* Source code of charts
Start

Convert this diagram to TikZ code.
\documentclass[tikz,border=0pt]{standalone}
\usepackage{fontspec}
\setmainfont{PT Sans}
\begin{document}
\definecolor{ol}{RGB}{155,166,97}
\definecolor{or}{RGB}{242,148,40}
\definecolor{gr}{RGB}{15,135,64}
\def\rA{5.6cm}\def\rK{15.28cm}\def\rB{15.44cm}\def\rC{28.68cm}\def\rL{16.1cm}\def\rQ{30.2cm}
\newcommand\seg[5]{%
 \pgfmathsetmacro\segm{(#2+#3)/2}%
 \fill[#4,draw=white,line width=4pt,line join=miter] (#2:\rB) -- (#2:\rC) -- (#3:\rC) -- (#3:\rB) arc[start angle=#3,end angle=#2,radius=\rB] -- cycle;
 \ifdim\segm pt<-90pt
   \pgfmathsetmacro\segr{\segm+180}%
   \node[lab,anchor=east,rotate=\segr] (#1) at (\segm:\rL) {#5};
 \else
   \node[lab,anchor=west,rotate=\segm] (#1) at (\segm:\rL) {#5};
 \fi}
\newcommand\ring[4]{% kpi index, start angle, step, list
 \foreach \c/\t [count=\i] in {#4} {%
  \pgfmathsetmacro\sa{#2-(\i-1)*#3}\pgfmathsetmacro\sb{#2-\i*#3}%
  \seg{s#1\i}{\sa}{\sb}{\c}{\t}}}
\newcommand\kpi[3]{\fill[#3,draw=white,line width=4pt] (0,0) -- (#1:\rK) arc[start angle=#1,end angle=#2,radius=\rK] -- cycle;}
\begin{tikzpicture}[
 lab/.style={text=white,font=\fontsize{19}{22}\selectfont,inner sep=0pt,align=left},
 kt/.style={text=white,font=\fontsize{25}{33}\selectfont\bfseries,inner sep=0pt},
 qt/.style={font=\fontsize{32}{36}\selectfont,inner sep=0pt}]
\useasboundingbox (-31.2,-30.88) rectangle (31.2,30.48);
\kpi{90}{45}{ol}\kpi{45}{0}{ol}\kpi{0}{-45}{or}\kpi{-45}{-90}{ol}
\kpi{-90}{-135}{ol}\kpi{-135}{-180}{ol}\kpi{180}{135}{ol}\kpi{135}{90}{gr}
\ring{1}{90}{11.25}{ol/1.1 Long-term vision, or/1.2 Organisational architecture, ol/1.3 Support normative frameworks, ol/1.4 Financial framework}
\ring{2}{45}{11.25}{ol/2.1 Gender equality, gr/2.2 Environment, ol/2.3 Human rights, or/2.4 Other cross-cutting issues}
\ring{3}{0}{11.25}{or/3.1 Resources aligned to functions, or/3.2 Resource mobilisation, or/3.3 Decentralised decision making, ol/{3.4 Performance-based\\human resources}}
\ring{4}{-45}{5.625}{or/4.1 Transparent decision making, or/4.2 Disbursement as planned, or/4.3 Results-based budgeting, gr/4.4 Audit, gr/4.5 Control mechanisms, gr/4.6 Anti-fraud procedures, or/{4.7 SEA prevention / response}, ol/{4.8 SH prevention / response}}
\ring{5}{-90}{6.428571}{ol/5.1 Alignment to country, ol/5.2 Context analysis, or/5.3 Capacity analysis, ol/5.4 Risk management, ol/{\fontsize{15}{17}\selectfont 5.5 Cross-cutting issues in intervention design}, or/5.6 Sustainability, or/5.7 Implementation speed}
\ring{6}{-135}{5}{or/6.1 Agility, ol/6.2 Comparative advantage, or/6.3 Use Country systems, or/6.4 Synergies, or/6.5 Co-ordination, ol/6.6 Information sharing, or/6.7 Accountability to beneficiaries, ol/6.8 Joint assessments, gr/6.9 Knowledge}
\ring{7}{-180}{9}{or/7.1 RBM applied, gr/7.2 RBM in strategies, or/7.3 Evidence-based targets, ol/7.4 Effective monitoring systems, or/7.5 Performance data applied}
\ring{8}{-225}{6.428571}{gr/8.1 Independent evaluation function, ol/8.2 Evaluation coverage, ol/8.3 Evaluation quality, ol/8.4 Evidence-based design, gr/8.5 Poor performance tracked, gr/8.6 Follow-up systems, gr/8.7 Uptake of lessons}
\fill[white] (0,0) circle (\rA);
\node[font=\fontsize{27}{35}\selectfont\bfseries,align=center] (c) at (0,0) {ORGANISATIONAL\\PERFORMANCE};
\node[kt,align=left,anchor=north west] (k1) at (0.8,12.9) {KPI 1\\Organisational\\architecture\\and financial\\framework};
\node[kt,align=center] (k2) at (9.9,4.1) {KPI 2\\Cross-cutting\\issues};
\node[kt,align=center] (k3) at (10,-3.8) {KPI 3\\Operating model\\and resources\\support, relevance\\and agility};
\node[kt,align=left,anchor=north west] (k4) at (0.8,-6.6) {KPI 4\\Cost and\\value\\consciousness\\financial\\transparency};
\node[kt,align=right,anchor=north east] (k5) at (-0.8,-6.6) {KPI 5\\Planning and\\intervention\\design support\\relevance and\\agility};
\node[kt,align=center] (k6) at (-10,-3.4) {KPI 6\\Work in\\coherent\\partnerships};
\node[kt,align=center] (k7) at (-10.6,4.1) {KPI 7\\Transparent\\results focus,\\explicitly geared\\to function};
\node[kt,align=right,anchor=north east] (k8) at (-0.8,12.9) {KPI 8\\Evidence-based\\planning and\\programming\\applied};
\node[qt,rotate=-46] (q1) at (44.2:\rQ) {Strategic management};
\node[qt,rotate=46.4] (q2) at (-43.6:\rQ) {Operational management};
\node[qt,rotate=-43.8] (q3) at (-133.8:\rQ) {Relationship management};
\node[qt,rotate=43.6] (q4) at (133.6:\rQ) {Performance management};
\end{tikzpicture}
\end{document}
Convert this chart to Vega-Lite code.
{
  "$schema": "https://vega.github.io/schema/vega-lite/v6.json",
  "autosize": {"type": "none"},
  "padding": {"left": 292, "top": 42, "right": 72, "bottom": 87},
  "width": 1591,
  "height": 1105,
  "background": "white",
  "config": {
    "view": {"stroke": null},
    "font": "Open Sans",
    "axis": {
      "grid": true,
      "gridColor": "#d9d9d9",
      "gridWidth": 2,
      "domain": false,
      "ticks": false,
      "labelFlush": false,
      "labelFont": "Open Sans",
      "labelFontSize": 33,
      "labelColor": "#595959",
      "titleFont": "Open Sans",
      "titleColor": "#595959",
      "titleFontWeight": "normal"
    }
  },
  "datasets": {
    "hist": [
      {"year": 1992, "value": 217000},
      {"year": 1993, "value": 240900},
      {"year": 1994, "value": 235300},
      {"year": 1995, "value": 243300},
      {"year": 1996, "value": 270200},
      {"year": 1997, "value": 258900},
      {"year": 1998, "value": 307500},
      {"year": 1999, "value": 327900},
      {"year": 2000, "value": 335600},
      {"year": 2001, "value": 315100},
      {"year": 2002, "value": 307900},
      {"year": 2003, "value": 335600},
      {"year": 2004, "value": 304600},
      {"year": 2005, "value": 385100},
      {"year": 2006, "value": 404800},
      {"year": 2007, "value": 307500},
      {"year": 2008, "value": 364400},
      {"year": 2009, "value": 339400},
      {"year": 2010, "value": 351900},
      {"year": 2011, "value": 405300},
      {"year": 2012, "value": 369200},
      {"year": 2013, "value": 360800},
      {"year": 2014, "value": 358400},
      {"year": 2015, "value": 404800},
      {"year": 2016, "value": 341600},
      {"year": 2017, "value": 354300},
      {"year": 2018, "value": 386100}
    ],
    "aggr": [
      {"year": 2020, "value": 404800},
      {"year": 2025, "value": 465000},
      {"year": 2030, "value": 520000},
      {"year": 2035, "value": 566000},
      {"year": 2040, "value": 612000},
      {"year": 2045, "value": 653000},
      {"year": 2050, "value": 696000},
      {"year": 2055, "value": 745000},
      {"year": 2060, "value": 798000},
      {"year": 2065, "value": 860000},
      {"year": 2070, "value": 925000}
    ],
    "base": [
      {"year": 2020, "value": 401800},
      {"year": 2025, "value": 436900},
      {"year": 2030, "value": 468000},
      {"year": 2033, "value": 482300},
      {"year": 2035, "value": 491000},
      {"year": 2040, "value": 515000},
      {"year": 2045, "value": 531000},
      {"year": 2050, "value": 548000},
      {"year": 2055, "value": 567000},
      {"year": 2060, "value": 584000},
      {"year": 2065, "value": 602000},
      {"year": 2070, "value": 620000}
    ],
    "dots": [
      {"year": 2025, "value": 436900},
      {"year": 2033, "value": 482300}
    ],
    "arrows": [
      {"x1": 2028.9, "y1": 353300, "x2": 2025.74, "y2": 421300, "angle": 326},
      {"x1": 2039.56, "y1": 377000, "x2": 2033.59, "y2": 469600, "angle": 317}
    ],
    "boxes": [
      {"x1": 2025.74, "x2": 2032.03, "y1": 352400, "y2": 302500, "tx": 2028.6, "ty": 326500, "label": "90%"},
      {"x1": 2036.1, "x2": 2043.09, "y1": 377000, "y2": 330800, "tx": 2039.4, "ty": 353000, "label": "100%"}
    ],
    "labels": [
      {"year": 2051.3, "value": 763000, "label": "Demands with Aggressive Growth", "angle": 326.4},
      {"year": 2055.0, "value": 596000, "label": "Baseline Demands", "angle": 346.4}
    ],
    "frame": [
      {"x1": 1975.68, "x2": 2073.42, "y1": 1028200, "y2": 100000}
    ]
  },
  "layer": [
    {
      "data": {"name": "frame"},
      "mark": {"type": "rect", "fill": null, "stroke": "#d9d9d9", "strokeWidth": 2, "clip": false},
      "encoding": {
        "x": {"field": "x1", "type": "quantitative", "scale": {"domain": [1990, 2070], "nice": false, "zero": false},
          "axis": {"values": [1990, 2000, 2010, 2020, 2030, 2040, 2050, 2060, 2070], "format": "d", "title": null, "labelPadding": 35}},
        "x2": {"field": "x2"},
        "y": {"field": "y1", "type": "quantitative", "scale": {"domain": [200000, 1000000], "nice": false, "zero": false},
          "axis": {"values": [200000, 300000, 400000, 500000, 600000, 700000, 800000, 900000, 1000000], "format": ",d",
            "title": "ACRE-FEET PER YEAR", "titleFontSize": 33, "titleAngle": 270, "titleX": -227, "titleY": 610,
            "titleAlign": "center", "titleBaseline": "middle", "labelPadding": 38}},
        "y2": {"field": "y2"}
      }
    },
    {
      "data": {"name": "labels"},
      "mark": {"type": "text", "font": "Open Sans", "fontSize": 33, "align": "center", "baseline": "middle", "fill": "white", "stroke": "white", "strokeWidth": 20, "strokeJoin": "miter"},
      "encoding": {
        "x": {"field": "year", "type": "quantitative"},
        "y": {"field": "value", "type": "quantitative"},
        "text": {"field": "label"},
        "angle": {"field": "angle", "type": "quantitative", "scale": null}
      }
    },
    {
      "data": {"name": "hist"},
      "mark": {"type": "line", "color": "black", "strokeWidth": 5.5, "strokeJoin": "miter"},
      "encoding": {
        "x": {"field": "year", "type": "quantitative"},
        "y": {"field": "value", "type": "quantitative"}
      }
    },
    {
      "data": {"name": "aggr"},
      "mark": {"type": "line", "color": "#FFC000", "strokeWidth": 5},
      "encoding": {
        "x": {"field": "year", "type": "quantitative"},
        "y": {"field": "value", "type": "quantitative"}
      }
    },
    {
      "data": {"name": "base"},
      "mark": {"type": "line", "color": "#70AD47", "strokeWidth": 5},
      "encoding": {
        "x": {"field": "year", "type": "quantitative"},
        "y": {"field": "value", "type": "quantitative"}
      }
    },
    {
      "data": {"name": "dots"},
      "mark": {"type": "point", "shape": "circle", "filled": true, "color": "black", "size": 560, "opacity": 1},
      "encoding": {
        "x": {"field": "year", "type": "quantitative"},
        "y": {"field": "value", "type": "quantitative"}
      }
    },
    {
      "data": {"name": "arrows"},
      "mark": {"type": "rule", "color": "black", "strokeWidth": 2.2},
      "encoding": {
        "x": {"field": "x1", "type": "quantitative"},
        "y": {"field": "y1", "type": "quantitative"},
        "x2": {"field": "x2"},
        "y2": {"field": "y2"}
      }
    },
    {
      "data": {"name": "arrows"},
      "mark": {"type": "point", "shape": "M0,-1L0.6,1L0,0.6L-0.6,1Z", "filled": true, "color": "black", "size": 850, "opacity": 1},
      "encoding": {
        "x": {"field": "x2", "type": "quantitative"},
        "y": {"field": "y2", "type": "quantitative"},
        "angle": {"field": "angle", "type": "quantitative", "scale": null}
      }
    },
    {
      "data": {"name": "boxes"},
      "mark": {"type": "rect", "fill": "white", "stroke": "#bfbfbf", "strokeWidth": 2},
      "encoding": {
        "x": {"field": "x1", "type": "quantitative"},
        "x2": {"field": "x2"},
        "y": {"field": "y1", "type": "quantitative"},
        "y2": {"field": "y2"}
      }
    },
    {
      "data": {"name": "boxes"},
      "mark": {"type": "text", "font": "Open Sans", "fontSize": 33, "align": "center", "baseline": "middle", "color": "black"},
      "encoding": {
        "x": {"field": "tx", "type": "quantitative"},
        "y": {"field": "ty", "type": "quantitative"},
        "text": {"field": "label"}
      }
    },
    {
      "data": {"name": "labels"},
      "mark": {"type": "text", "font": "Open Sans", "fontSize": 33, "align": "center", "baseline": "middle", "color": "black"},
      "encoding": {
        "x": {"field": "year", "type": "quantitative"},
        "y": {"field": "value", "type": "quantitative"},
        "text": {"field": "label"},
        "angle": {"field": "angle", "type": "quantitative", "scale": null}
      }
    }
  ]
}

End

* TASK DETAILS
Copy each line of the listing that holds the word "Convert".

* REPLY TO THE EXERCISE
Convert this diagram to TikZ code.
Convert this chart to Vega-Lite code.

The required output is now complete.